### Given exercise:
Go through the records and show each line where the word "that" occurs.

_____

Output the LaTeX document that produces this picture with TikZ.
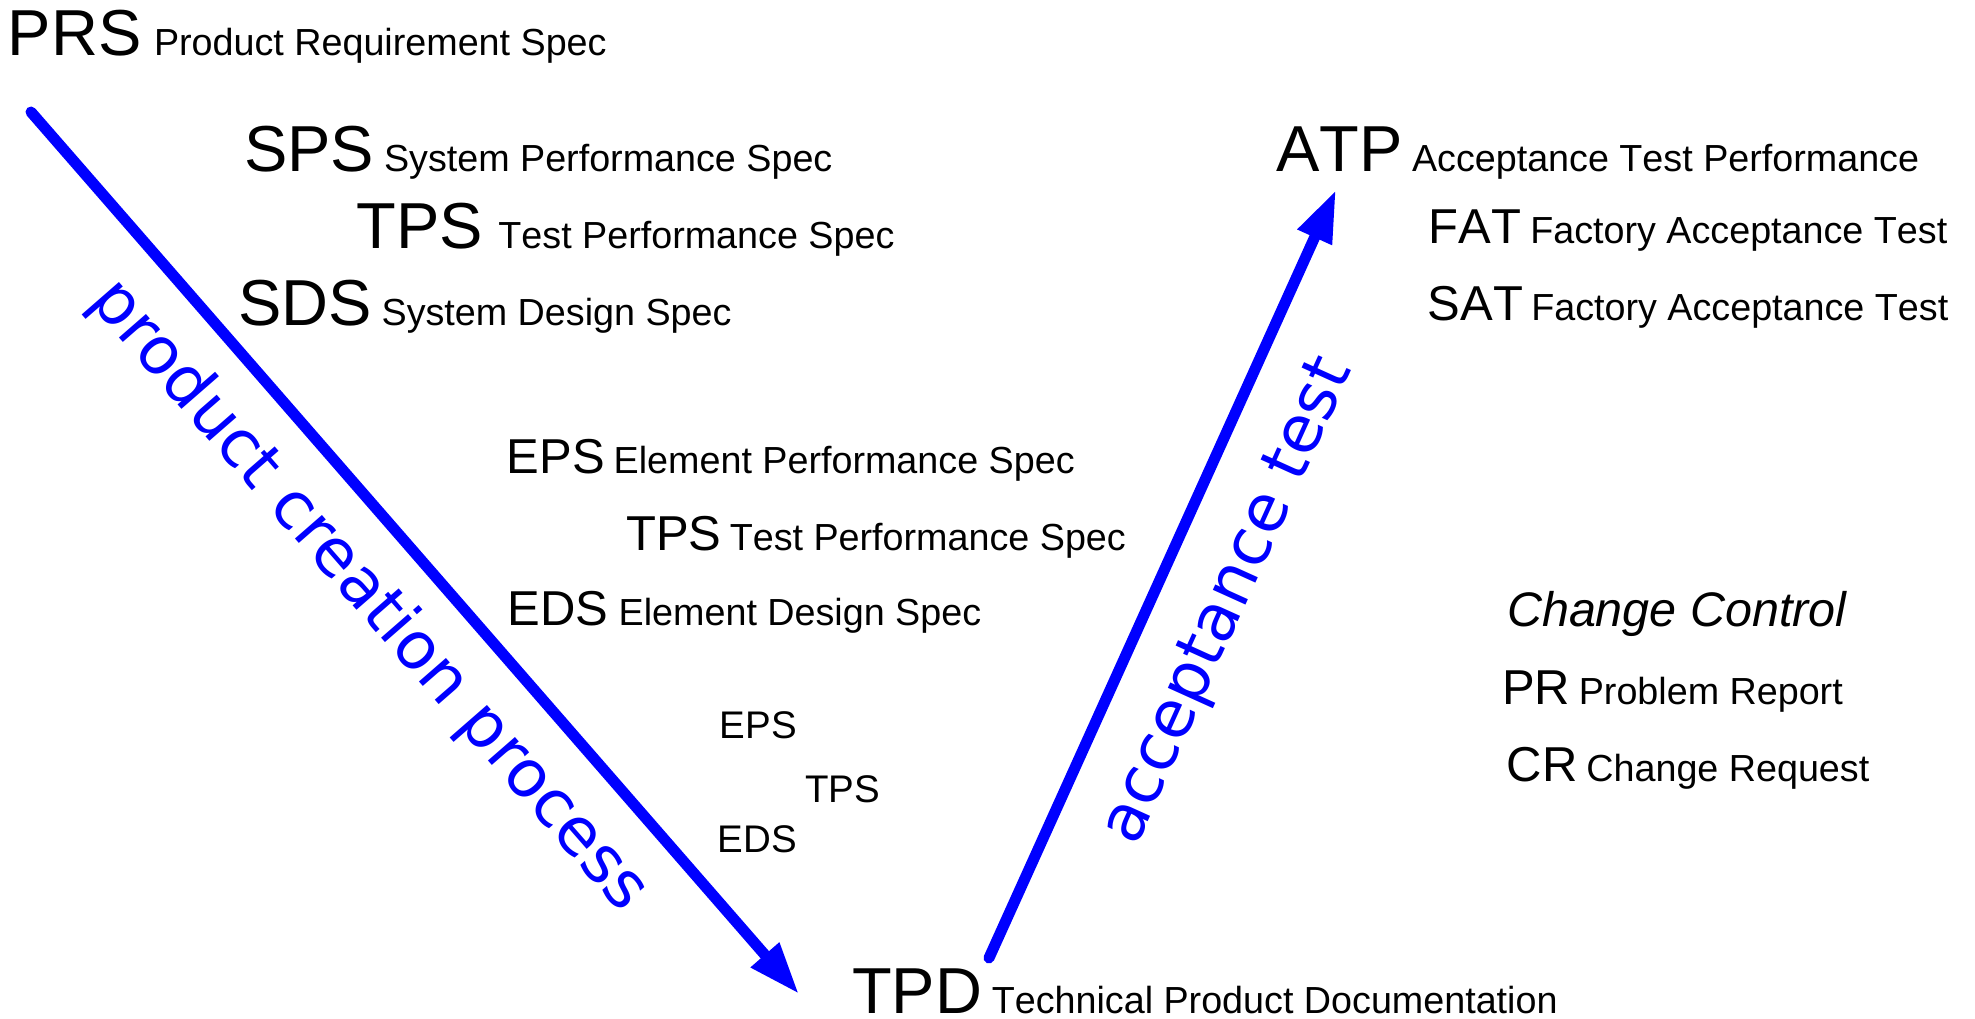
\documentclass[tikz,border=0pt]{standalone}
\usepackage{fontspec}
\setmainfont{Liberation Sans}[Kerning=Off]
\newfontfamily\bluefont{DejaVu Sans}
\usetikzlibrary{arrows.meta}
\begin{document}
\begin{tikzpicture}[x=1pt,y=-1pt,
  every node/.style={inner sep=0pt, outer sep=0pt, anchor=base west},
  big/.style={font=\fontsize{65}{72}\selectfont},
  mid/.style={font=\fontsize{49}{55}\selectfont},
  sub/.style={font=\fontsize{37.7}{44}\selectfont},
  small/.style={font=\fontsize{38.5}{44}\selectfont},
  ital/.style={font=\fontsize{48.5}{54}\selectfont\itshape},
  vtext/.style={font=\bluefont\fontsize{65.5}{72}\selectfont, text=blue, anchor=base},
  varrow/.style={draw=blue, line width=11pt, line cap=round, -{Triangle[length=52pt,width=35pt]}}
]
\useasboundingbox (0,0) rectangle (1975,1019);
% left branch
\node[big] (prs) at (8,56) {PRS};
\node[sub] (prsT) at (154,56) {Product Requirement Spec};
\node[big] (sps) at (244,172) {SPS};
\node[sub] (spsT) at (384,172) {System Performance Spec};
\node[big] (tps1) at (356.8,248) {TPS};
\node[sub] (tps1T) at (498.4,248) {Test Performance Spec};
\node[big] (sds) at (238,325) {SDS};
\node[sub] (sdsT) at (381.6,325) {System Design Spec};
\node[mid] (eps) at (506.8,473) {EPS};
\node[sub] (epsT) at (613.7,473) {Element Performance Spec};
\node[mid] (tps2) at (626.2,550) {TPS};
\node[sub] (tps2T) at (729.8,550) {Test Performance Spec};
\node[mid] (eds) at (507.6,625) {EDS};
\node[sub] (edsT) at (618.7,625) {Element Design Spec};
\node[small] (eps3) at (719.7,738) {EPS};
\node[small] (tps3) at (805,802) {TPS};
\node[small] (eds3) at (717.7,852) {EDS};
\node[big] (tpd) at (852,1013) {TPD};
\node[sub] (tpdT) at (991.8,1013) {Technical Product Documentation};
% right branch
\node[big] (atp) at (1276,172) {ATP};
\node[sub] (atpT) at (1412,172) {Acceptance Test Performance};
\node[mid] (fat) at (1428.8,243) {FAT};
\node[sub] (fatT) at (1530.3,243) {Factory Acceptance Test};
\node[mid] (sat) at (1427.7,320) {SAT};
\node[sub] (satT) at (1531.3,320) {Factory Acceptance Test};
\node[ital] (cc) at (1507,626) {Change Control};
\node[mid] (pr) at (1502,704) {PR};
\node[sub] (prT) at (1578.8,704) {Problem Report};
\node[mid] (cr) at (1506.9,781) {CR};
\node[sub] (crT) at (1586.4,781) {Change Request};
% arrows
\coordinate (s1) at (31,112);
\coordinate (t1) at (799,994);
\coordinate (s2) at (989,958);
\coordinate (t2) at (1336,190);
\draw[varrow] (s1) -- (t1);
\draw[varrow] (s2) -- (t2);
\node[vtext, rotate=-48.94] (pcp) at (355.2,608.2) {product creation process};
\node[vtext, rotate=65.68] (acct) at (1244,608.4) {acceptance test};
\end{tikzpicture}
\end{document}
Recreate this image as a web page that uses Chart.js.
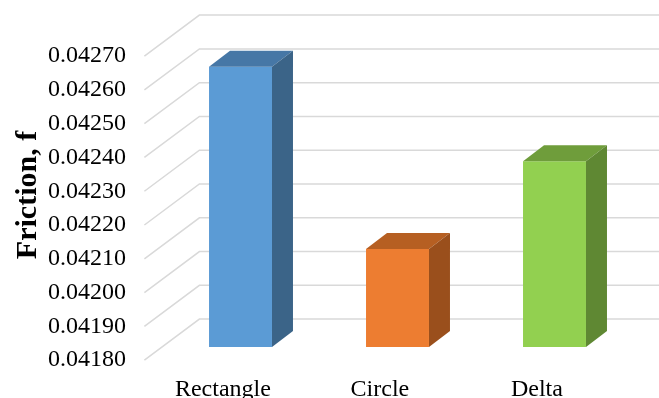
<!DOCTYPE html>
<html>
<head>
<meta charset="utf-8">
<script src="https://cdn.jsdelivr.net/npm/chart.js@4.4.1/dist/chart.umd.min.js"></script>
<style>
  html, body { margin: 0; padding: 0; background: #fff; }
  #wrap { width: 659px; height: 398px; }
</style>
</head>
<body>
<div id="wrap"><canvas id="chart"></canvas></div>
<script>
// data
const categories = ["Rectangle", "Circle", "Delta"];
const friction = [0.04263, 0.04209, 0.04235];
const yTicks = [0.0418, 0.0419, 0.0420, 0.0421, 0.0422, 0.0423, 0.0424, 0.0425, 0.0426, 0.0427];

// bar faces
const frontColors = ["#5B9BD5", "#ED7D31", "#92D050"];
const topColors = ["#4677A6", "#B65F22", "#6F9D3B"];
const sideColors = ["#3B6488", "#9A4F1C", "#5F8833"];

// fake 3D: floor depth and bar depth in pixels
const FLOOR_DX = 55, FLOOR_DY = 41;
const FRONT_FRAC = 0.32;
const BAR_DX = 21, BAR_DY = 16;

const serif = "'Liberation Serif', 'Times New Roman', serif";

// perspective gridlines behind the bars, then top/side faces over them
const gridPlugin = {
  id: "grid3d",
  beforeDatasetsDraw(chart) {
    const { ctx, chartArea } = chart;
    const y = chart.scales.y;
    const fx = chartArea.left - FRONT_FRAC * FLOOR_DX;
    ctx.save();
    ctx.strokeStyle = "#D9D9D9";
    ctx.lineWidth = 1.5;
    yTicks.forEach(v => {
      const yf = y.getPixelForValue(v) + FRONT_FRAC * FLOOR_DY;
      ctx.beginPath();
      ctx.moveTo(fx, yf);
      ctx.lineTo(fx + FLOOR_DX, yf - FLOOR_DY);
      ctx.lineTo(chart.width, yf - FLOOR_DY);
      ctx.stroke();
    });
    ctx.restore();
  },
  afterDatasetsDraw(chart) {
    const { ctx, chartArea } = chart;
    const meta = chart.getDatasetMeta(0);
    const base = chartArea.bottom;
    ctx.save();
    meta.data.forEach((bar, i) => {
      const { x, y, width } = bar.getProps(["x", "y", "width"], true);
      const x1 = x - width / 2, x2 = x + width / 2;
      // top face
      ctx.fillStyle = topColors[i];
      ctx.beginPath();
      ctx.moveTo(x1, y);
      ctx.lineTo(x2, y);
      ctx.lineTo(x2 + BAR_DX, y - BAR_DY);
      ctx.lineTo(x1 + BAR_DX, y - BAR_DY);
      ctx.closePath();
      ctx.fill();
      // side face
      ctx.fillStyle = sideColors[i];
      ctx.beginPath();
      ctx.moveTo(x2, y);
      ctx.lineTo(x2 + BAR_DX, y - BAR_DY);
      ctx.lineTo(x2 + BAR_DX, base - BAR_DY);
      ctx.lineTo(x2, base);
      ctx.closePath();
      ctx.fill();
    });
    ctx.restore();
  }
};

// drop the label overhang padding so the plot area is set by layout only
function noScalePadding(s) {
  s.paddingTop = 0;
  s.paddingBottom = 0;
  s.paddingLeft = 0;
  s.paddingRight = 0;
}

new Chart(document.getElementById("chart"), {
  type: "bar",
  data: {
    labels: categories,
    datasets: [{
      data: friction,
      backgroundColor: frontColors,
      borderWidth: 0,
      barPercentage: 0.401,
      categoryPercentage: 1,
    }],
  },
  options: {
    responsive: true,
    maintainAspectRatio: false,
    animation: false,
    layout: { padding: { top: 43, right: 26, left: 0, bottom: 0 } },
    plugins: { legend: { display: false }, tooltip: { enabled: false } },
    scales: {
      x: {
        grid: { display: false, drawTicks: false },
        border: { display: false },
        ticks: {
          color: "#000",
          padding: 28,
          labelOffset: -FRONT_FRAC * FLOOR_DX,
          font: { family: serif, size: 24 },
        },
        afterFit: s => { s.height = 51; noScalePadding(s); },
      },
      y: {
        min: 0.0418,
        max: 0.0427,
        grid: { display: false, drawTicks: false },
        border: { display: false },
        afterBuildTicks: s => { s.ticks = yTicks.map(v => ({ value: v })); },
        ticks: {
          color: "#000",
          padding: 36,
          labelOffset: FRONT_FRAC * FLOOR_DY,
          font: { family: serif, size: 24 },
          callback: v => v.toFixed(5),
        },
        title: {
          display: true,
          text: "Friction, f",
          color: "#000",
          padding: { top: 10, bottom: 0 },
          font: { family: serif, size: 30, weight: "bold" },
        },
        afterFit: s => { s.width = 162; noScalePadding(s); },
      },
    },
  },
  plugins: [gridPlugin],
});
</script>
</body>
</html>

_____

### Worked answer:
Output the LaTeX document that produces this picture with TikZ.
Recreate this image as a web page that uses Chart.js.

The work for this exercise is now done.